▶ **PROMPT**:
Look below for the line with "Convert this chart to matplotlib code." and the line with "ax = fig.add_axes([0, 6 / 735, 1, 729 / 735])"; repeat exactly those two lines and all lines between them, but no pictures.

▶ **DATA RECORDS**:

** Start **

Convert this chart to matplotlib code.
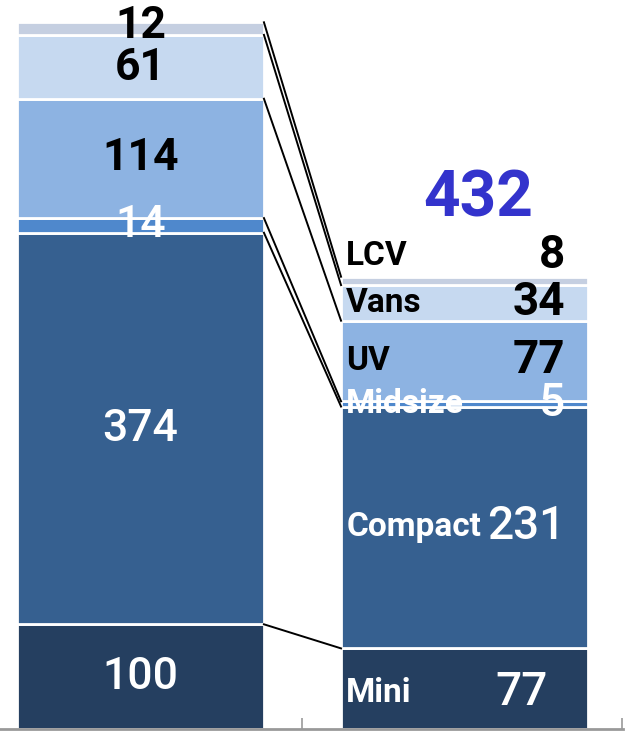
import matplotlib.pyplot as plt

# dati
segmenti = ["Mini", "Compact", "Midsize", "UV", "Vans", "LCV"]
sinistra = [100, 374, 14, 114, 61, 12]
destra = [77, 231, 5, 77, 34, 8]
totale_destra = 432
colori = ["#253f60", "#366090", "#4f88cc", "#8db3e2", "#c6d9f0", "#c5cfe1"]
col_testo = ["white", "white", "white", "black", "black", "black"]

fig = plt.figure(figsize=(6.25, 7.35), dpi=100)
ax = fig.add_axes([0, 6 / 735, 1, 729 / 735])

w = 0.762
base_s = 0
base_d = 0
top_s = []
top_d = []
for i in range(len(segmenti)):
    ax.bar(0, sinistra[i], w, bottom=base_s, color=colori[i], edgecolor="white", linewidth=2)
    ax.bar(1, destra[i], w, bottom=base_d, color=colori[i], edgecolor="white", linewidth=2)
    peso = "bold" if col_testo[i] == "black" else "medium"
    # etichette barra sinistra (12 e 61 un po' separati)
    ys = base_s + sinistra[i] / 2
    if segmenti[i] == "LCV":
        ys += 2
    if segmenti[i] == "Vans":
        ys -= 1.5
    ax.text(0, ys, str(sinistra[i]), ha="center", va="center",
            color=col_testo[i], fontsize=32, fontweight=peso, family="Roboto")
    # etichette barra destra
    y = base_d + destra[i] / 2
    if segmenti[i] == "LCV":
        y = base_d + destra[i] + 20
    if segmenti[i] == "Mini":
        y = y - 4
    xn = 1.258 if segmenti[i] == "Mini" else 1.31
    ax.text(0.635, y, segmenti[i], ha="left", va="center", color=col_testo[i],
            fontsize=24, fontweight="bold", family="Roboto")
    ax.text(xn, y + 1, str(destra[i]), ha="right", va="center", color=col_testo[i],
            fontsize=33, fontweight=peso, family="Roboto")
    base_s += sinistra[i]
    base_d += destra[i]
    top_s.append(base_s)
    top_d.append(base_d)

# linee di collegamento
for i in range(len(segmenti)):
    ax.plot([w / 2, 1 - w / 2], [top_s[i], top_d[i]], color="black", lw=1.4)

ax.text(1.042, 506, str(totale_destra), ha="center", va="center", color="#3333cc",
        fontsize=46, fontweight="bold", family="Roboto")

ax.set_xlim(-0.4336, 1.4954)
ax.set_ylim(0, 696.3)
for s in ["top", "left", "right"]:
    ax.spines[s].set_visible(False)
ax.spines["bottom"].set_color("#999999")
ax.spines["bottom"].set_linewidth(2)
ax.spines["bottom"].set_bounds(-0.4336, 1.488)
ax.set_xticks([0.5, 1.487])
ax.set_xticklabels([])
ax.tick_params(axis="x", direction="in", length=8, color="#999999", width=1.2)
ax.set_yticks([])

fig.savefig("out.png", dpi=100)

** End **
** Start **

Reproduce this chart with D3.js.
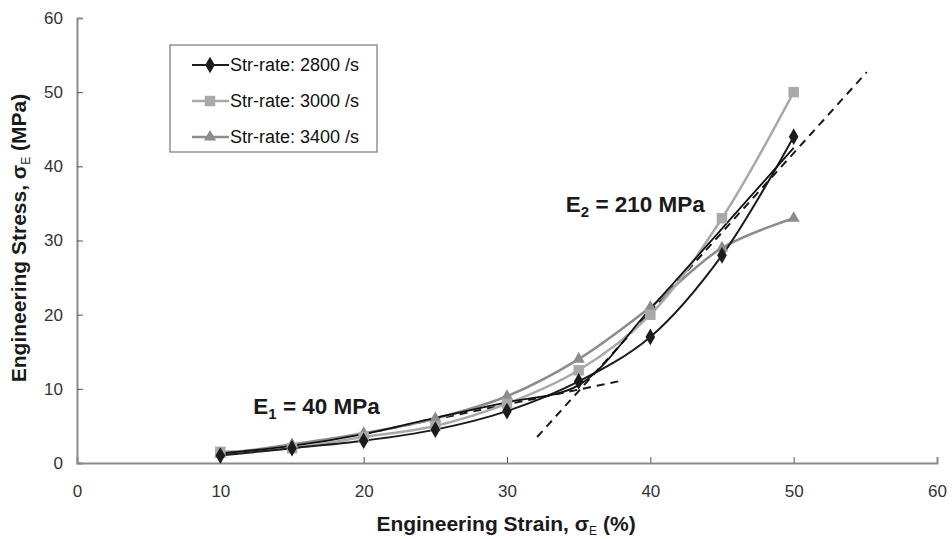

** End **
** Start **

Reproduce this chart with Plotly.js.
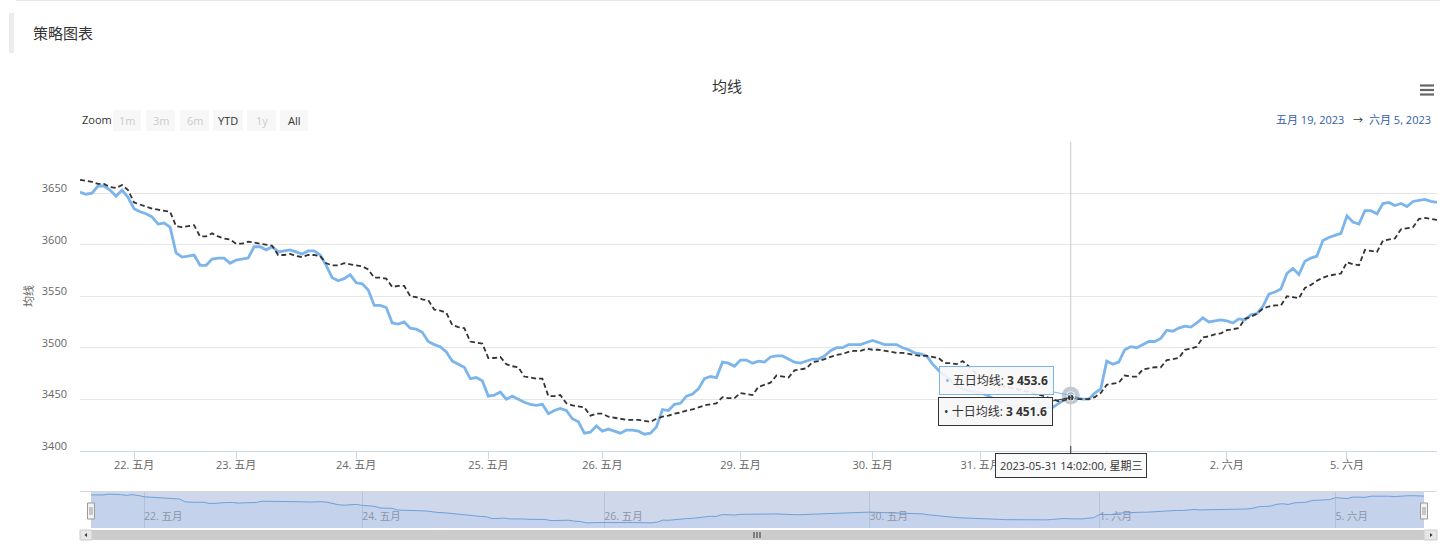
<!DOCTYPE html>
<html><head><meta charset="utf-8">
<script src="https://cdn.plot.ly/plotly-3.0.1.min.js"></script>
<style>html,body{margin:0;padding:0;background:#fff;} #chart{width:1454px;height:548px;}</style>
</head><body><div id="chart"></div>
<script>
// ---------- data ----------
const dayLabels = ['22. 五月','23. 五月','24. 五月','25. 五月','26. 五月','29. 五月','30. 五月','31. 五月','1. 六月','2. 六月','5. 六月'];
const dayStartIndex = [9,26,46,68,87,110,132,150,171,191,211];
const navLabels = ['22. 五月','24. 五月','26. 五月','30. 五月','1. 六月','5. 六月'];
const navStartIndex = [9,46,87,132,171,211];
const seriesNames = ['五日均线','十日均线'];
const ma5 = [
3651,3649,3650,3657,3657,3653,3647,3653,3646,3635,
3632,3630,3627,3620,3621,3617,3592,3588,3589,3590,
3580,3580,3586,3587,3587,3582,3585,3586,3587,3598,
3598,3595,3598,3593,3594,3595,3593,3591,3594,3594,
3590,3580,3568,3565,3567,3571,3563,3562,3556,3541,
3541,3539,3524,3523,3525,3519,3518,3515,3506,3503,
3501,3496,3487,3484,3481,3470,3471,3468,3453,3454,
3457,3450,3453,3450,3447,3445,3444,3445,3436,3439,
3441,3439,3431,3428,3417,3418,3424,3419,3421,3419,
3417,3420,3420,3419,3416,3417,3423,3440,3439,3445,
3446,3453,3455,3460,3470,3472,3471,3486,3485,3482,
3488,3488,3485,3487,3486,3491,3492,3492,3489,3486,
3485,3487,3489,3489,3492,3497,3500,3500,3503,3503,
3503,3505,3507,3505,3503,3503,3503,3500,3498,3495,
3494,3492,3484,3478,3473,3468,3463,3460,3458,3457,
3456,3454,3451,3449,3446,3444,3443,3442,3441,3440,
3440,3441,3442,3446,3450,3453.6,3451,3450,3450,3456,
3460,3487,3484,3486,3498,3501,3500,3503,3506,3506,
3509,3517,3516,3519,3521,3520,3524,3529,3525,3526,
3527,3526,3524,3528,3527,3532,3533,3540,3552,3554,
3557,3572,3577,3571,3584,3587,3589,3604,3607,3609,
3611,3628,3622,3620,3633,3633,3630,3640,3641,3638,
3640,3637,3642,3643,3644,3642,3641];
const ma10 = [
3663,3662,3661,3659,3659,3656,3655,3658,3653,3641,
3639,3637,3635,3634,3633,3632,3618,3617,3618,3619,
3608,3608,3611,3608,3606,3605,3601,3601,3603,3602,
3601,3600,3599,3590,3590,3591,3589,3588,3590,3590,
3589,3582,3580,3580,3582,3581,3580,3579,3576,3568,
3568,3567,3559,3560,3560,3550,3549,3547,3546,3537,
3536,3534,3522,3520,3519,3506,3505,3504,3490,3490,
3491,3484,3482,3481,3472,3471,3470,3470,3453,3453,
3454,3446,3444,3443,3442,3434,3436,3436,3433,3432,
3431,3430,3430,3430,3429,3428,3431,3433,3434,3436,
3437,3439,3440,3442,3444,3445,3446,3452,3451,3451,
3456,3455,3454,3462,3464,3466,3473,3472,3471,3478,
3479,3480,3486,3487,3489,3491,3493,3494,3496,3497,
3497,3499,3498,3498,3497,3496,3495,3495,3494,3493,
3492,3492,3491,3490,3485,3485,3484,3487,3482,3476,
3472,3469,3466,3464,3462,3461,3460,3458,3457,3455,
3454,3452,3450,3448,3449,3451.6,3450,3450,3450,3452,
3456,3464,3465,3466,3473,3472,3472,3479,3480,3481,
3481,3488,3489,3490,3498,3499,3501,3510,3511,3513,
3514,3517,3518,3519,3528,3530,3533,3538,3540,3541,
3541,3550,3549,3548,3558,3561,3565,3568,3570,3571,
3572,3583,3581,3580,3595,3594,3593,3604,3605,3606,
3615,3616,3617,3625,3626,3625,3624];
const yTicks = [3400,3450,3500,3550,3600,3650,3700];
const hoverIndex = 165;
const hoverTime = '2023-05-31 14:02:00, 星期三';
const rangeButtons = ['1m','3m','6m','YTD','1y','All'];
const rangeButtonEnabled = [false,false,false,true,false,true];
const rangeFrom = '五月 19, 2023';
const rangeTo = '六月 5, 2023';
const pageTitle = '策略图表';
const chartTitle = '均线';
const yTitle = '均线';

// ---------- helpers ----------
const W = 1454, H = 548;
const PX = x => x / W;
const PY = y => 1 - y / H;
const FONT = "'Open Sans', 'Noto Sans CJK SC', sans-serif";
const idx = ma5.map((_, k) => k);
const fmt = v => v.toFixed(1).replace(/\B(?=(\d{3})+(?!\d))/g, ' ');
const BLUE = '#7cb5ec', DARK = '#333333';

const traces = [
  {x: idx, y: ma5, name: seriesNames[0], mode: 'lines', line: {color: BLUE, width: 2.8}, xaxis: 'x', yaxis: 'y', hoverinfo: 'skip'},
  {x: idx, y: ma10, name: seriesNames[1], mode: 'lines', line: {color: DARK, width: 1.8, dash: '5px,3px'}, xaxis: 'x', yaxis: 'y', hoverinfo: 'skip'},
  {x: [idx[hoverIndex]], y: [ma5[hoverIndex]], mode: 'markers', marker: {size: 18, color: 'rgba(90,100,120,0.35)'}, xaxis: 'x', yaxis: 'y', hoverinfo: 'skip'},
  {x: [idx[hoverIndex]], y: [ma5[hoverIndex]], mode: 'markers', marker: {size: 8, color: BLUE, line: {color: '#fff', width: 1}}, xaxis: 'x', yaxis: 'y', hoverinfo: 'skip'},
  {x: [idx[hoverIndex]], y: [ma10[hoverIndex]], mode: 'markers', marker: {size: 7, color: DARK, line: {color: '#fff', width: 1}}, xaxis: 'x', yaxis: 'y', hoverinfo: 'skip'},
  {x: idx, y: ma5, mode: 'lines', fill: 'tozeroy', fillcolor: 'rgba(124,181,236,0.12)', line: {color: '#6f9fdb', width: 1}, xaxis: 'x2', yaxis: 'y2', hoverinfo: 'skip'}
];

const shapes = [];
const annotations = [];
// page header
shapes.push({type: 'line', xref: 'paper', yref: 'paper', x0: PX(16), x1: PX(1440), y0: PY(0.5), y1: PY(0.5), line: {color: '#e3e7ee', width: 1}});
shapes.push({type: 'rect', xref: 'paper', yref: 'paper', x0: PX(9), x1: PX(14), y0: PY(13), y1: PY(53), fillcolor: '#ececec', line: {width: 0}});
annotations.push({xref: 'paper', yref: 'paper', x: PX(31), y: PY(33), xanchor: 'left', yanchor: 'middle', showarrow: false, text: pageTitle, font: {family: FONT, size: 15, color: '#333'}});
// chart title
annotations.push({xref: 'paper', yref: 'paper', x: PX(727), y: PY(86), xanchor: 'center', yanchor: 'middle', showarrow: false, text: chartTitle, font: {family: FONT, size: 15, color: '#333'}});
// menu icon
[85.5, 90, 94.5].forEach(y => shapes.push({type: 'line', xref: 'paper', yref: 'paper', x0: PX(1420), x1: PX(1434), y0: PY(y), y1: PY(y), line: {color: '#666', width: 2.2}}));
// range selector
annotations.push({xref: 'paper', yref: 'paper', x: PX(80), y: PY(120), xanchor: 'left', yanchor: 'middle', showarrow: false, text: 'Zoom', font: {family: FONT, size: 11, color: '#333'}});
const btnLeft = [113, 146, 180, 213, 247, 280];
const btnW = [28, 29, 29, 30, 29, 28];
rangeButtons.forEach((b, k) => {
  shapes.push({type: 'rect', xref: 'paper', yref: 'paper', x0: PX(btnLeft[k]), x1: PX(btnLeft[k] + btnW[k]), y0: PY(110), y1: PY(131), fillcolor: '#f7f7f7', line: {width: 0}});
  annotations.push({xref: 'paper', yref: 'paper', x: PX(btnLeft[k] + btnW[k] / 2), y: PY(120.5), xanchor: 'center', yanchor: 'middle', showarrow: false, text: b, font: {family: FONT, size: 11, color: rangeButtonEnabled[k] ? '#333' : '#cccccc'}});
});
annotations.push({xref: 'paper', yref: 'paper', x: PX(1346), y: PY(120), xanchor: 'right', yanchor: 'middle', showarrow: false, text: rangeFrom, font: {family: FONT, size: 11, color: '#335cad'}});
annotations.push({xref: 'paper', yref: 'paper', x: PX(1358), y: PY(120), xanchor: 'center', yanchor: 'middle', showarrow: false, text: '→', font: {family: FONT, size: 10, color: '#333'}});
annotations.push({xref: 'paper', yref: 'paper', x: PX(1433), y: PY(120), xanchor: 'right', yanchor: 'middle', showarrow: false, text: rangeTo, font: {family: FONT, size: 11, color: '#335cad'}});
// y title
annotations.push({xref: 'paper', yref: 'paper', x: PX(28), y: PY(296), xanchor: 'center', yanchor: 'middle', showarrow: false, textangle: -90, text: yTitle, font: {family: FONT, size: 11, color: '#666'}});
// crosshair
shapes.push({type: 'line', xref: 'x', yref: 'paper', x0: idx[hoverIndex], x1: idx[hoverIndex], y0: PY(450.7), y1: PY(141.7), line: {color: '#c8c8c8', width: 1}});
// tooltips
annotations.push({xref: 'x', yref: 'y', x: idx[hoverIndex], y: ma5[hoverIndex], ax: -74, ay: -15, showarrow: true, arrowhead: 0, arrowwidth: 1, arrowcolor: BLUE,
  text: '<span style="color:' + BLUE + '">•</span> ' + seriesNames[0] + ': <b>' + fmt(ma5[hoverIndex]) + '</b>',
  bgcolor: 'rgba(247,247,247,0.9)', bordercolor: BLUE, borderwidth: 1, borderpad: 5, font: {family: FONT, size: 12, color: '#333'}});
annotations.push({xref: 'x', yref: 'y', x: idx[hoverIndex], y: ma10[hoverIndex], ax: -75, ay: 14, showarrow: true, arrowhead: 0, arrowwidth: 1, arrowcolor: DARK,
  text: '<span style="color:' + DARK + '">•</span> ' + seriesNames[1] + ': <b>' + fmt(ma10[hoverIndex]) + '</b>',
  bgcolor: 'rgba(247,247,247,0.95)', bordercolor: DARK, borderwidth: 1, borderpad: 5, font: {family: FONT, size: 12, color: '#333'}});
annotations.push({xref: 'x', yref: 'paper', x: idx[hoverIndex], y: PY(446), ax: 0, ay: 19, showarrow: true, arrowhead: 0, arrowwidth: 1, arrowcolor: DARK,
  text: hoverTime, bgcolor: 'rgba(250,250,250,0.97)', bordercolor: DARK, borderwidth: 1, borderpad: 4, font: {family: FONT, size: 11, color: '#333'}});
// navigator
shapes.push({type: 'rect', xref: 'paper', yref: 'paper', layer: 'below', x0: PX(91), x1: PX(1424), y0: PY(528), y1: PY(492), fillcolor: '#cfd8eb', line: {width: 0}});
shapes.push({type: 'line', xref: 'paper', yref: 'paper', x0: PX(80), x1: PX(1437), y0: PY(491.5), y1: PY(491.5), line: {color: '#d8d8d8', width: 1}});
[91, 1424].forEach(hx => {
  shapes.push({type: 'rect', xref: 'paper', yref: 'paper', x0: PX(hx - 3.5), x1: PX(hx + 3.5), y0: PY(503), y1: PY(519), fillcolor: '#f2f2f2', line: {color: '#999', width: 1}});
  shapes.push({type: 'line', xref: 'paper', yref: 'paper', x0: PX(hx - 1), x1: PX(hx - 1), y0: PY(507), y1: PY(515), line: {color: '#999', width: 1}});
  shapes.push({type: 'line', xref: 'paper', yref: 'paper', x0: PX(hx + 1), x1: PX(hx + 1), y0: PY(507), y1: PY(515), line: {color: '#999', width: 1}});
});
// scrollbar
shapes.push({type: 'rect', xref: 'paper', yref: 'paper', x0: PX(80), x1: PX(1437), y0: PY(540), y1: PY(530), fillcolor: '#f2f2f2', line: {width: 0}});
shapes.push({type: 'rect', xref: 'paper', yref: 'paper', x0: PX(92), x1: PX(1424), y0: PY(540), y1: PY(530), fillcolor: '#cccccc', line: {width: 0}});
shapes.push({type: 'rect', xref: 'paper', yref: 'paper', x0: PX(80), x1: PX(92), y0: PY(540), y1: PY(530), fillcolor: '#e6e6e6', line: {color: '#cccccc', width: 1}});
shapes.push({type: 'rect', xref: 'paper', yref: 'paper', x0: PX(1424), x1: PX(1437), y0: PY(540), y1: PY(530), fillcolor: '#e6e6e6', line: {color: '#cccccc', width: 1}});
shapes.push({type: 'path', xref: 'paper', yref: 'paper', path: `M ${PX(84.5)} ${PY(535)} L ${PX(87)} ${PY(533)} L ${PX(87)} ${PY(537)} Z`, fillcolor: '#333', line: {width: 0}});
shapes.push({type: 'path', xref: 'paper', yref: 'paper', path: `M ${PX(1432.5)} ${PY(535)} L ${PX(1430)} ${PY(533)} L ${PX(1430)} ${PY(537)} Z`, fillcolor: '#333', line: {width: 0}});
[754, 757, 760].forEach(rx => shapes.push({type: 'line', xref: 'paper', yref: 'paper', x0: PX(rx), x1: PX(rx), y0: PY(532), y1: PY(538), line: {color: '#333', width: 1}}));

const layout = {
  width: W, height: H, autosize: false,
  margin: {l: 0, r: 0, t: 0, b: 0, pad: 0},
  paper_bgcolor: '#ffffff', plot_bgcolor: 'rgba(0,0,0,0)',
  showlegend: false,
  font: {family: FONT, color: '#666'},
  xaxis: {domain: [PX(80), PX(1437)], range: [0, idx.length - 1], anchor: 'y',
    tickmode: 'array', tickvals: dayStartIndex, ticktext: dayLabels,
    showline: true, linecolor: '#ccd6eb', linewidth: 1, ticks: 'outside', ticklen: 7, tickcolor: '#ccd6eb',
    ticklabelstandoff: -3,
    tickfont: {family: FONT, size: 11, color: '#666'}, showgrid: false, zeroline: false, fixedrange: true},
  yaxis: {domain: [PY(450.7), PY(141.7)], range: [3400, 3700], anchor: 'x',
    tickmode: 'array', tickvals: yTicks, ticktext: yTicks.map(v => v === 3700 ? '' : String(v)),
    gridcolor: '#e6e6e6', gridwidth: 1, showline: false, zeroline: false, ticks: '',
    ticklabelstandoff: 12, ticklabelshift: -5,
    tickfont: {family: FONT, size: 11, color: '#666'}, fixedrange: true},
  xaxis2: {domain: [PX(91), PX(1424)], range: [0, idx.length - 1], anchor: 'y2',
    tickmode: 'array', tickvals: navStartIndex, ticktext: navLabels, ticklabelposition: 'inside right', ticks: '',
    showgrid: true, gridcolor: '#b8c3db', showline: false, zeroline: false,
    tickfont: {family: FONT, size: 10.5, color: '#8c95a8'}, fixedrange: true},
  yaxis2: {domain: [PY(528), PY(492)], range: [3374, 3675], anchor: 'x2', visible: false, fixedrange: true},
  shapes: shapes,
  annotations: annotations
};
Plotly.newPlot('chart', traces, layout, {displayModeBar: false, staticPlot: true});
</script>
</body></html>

** End **

▶ **THE REPLY**:
Convert this chart to matplotlib code.
import matplotlib.pyplot as plt

# dati
segmenti = ["Mini", "Compact", "Midsize", "UV", "Vans", "LCV"]
sinistra = [100, 374, 14, 114, 61, 12]
destra = [77, 231, 5, 77, 34, 8]
totale_destra = 432
colori = ["#253f60", "#366090", "#4f88cc", "#8db3e2", "#c6d9f0", "#c5cfe1"]
col_testo = ["white", "white", "white", "black", "black", "black"]

fig = plt.figure(figsize=(6.25, 7.35), dpi=100)
ax = fig.add_axes([0, 6 / 735, 1, 729 / 735])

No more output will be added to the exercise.